Well done Cat, boy you drink a lot of milk!!


----------



## glenway (Mar 27, 2011)

The ladies love trinkets like that.

Back in the 70s, I knew a man who would look along roadsides for black walnut trees and under them for fallen limbs. He'd take them back to his townhome basement where he would study the character traits of each piece. Then he would use the oddities in the wood to turn all types of trinkets on his lathe. Once a year he'd head to the Ann Arbor art show and set up a canopy to sell the stuff. He'd sell out every year and never had to stay 'till the end of the event.

The Yupsters would gobble up your stuff too, Cat. Just wondering how/if you market your inventions. I'd take a shot at Ebay, too.


----------



## bar-d (Feb 3, 2010)

Purty stuff Dave. :hunter:


----------



## catcapper (Feb 11, 2010)

Been here 30 years Glen so the local folks and town shop owners stop in every once in a while and word spreads through the counties. Theres a couple hippie outfits down in Colorado Springs that buy all I have when I head over that way. I do put some ads on craigslist , but that's mostly for my custom lumber.

awprint:


----------



## prairiewolf (Feb 19, 2012)

Nice work cat, there's a local guy here in town that makes this kind of stuff out of all the local woods. His business has really grown in the past few years. He makes everything from beds, lamps and tables down to the small trinkets.


----------



## azpredatorhunter (Jul 24, 2012)

Nice and nice... Catcapper


----------



## catcapper (Feb 11, 2010)

Thanks fellas---

I do real well on the coffee and farm trestle tables Ed. I started a white spruce coffee table a couple day ago with a 8/4 X 20" X 4' top with two 5" X 5" risers in the base and a fella that was pick'in up two lamps said he had to have that thing. We'll see if he gets sticker price shock when he sees the finished product.LOL.

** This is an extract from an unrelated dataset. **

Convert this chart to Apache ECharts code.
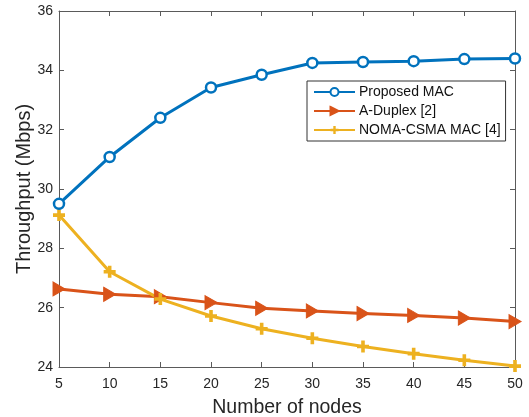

Had to kinda explain your milk joke to Miss K Rick--- I told her those far north folk just have a strange sense of humor. :roflmao:

awprint:


----------



## youngdon (Mar 10, 2010)

Farm truss tables....Did I miss that pic ?


----------



## hassell (Feb 9, 2010)

You can tell Miss K that we thought they were drink serving trays, sorta the style we're used too.


----------



## catcapper (Feb 11, 2010)

Some of my southern ******* slang slipped out Don. Its "Trestle"

Don't fret none folks--- I wont (I fixed it) let it happen again. :naughty:

awprint:


----------